_SOURCE DATA_
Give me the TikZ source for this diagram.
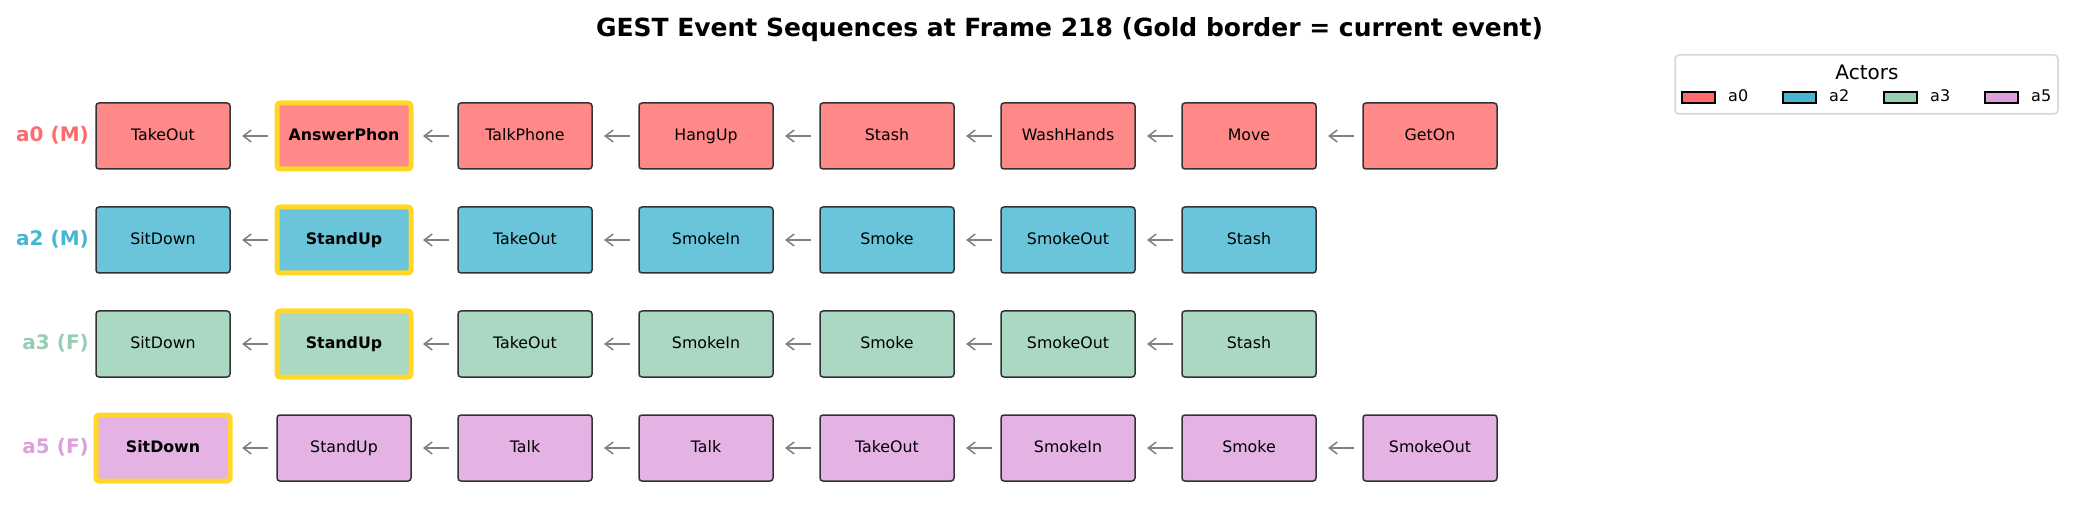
\documentclass[tikz,border=0pt]{standalone}
\usepackage{fontspec}
\setmainfont{DejaVu Sans}
\usetikzlibrary{arrows.meta}
\definecolor{cA}{HTML}{FF6B6B}
\definecolor{cB}{HTML}{45B7D1}
\definecolor{cC}{HTML}{96CEB4}
\definecolor{cD}{HTML}{DDA0DD}
\definecolor{fA}{HTML}{FF8989}
\definecolor{fB}{HTML}{6AC5DA}
\definecolor{fC}{HTML}{ABD8C3}
\definecolor{fD}{HTML}{E4B3E4}
\definecolor{edgec}{HTML}{333333}
\definecolor{goldc}{HTML}{FFD728}
\definecolor{arrc}{HTML}{808080}
\definecolor{legc}{HTML}{D6D6D6}
\tikzset{
  ev/.style={draw=edgec, line width=1.5bp, rounded corners=3bp, minimum width=134bp, minimum height=66bp, inner sep=0pt, outer sep=0pt, text height=12bp, text depth=3.3bp, font=\fontsize{15.8bp}{18bp}\selectfont},
  evcur/.style={ev, draw=goldc, line width=5bp, font=\fontsize{15.8bp}{18bp}\selectfont\bfseries},
  arr/.style={draw=arrc, line width=1.5bp, -{Straight Barb[length=8bp,width=12bp]}, shorten <=9bp, shorten >=12bp},
  actor/.style={anchor=east, inner sep=0pt, text height=15.2bp, text depth=4.2bp, font=\fontsize{20bp}{22bp}\selectfont\bfseries},
  patch/.style={draw=black, line width=1.5bp, minimum width=33bp, minimum height=11bp, inner sep=0pt, outer sep=0pt},
  legtxt/.style={anchor=west, inner sep=0pt, text height=12.2bp, text depth=3.4bp, font=\fontsize{16bp}{18bp}\selectfont},
}
\begin{document}
\begin{tikzpicture}[x=1bp,y=-1bp]
\useasboundingbox (0,0) rectangle (2081,508);
% title
\node[anchor=base, inner sep=0pt, font=\fontsize{25bp}{28bp}\selectfont\bfseries] (title) at (1069.5,36.7) {GEST Event Sequences at Frame 218 (Gold border = current event)};
% row a0
\node[actor, text=cA] (l0) at (89,136) {a0 (M)};
\foreach \n/\s [count=\i from 0] in {TakeOut/ev,AnswerPhon/evcur,TalkPhone/ev,HangUp/ev,Stash/ev,WashHands/ev,Move/ev,GetOn/ev}
  \node[\s, fill=fA] (a0-\i) at ({163+181*\i},136) {\n};
\foreach \i in {1,...,7} {
  \pgfmathtruncatemacro{\j}{\i-1}
  \draw[arr] (a0-\i.west) -- (a0-\j.east);
}
% row a2
\node[actor, text=cB] (l2) at (89,240) {a2 (M)};
\foreach \n/\s [count=\i from 0] in {SitDown/ev,StandUp/evcur,TakeOut/ev,SmokeIn/ev,Smoke/ev,SmokeOut/ev,Stash/ev}
  \node[\s, fill=fB] (a2-\i) at ({163+181*\i},240) {\n};
\foreach \i in {1,...,6} {
  \pgfmathtruncatemacro{\j}{\i-1}
  \draw[arr] (a2-\i.west) -- (a2-\j.east);
}
% row a3
\node[actor, text=cC] (l3) at (89,344) {a3 (F)};
\foreach \n/\s [count=\i from 0] in {SitDown/ev,StandUp/evcur,TakeOut/ev,SmokeIn/ev,Smoke/ev,SmokeOut/ev,Stash/ev}
  \node[\s, fill=fC] (a3-\i) at ({163+181*\i},344) {\n};
\foreach \i in {1,...,6} {
  \pgfmathtruncatemacro{\j}{\i-1}
  \draw[arr] (a3-\i.west) -- (a3-\j.east);
}
% row a5
\node[actor, text=cD] (l5) at (89,448) {a5 (F)};
\foreach \n/\s [count=\i from 0] in {SitDown/evcur,StandUp/ev,Talk/ev,Talk/ev,TakeOut/ev,SmokeIn/ev,Smoke/ev,SmokeOut/ev}
  \node[\s, fill=fD] (a5-\i) at ({163+181*\i},448) {\n};
\foreach \i in {1,...,7} {
  \pgfmathtruncatemacro{\j}{\i-1}
  \draw[arr] (a5-\i.west) -- (a5-\j.east);
}
% legend
\draw[draw=legc, line width=1.5bp, rounded corners=4bp, fill=white] (1675,55) rectangle (2058,114);
\node[inner sep=0pt, font=\fontsize{20bp}{22bp}\selectfont] (legtitle) at (1867,72) {Actors};
\node[patch, fill=cA] (p0) at (1698.5,97.5) {};
\node[legtxt] (t0) at (1728,97.5) {a0};
\node[patch, fill=cB] (p2) at (1799.5,97.5) {};
\node[legtxt] (t2) at (1829,97.5) {a2};
\node[patch, fill=cC] (p3) at (1900.5,97.5) {};
\node[legtxt] (t3) at (1930,97.5) {a3};
\node[patch, fill=cD] (p5) at (2001.5,97.5) {};
\node[legtxt] (t5) at (2031,97.5) {a5};
\end{tikzpicture}
\end{document}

_WHAT YOU SHOULD DO_
Restate the whole listing above exactly, please, omitting every image.

_FINISHED TASK_
Give me the TikZ source for this diagram.
\documentclass[tikz,border=0pt]{standalone}
\usepackage{fontspec}
\setmainfont{DejaVu Sans}
\usetikzlibrary{arrows.meta}
\definecolor{cA}{HTML}{FF6B6B}
\definecolor{cB}{HTML}{45B7D1}
\definecolor{cC}{HTML}{96CEB4}
\definecolor{cD}{HTML}{DDA0DD}
\definecolor{fA}{HTML}{FF8989}
\definecolor{fB}{HTML}{6AC5DA}
\definecolor{fC}{HTML}{ABD8C3}
\definecolor{fD}{HTML}{E4B3E4}
\definecolor{edgec}{HTML}{333333}
\definecolor{goldc}{HTML}{FFD728}
\definecolor{arrc}{HTML}{808080}
\definecolor{legc}{HTML}{D6D6D6}
\tikzset{
  ev/.style={draw=edgec, line width=1.5bp, rounded corners=3bp, minimum width=134bp, minimum height=66bp, inner sep=0pt, outer sep=0pt, text height=12bp, text depth=3.3bp, font=\fontsize{15.8bp}{18bp}\selectfont},
  evcur/.style={ev, draw=goldc, line width=5bp, font=\fontsize{15.8bp}{18bp}\selectfont\bfseries},
  arr/.style={draw=arrc, line width=1.5bp, -{Straight Barb[length=8bp,width=12bp]}, shorten <=9bp, shorten >=12bp},
  actor/.style={anchor=east, inner sep=0pt, text height=15.2bp, text depth=4.2bp, font=\fontsize{20bp}{22bp}\selectfont\bfseries},
  patch/.style={draw=black, line width=1.5bp, minimum width=33bp, minimum height=11bp, inner sep=0pt, outer sep=0pt},
  legtxt/.style={anchor=west, inner sep=0pt, text height=12.2bp, text depth=3.4bp, font=\fontsize{16bp}{18bp}\selectfont},
}
\begin{document}
\begin{tikzpicture}[x=1bp,y=-1bp]
\useasboundingbox (0,0) rectangle (2081,508);
% title
\node[anchor=base, inner sep=0pt, font=\fontsize{25bp}{28bp}\selectfont\bfseries] (title) at (1069.5,36.7) {GEST Event Sequences at Frame 218 (Gold border = current event)};
% row a0
\node[actor, text=cA] (l0) at (89,136) {a0 (M)};
\foreach \n/\s [count=\i from 0] in {TakeOut/ev,AnswerPhon/evcur,TalkPhone/ev,HangUp/ev,Stash/ev,WashHands/ev,Move/ev,GetOn/ev}
  \node[\s, fill=fA] (a0-\i) at ({163+181*\i},136) {\n};
\foreach \i in {1,...,7} {
  \pgfmathtruncatemacro{\j}{\i-1}
  \draw[arr] (a0-\i.west) -- (a0-\j.east);
}
% row a2
\node[actor, text=cB] (l2) at (89,240) {a2 (M)};
\foreach \n/\s [count=\i from 0] in {SitDown/ev,StandUp/evcur,TakeOut/ev,SmokeIn/ev,Smoke/ev,SmokeOut/ev,Stash/ev}
  \node[\s, fill=fB] (a2-\i) at ({163+181*\i},240) {\n};
\foreach \i in {1,...,6} {
  \pgfmathtruncatemacro{\j}{\i-1}
  \draw[arr] (a2-\i.west) -- (a2-\j.east);
}
% row a3
\node[actor, text=cC] (l3) at (89,344) {a3 (F)};
\foreach \n/\s [count=\i from 0] in {SitDown/ev,StandUp/evcur,TakeOut/ev,SmokeIn/ev,Smoke/ev,SmokeOut/ev,Stash/ev}
  \node[\s, fill=fC] (a3-\i) at ({163+181*\i},344) {\n};
\foreach \i in {1,...,6} {
  \pgfmathtruncatemacro{\j}{\i-1}
  \draw[arr] (a3-\i.west) -- (a3-\j.east);
}
% row a5
\node[actor, text=cD] (l5) at (89,448) {a5 (F)};
\foreach \n/\s [count=\i from 0] in {SitDown/evcur,StandUp/ev,Talk/ev,Talk/ev,TakeOut/ev,SmokeIn/ev,Smoke/ev,SmokeOut/ev}
  \node[\s, fill=fD] (a5-\i) at ({163+181*\i},448) {\n};
\foreach \i in {1,...,7} {
  \pgfmathtruncatemacro{\j}{\i-1}
  \draw[arr] (a5-\i.west) -- (a5-\j.east);
}
% legend
\draw[draw=legc, line width=1.5bp, rounded corners=4bp, fill=white] (1675,55) rectangle (2058,114);
\node[inner sep=0pt, font=\fontsize{20bp}{22bp}\selectfont] (legtitle) at (1867,72) {Actors};
\node[patch, fill=cA] (p0) at (1698.5,97.5) {};
\node[legtxt] (t0) at (1728,97.5) {a0};
\node[patch, fill=cB] (p2) at (1799.5,97.5) {};
\node[legtxt] (t2) at (1829,97.5) {a2};
\node[patch, fill=cC] (p3) at (1900.5,97.5) {};
\node[legtxt] (t3) at (1930,97.5) {a3};
\node[patch, fill=cD] (p5) at (2001.5,97.5) {};
\node[legtxt] (t5) at (2031,97.5) {a5};
\end{tikzpicture}
\end{document}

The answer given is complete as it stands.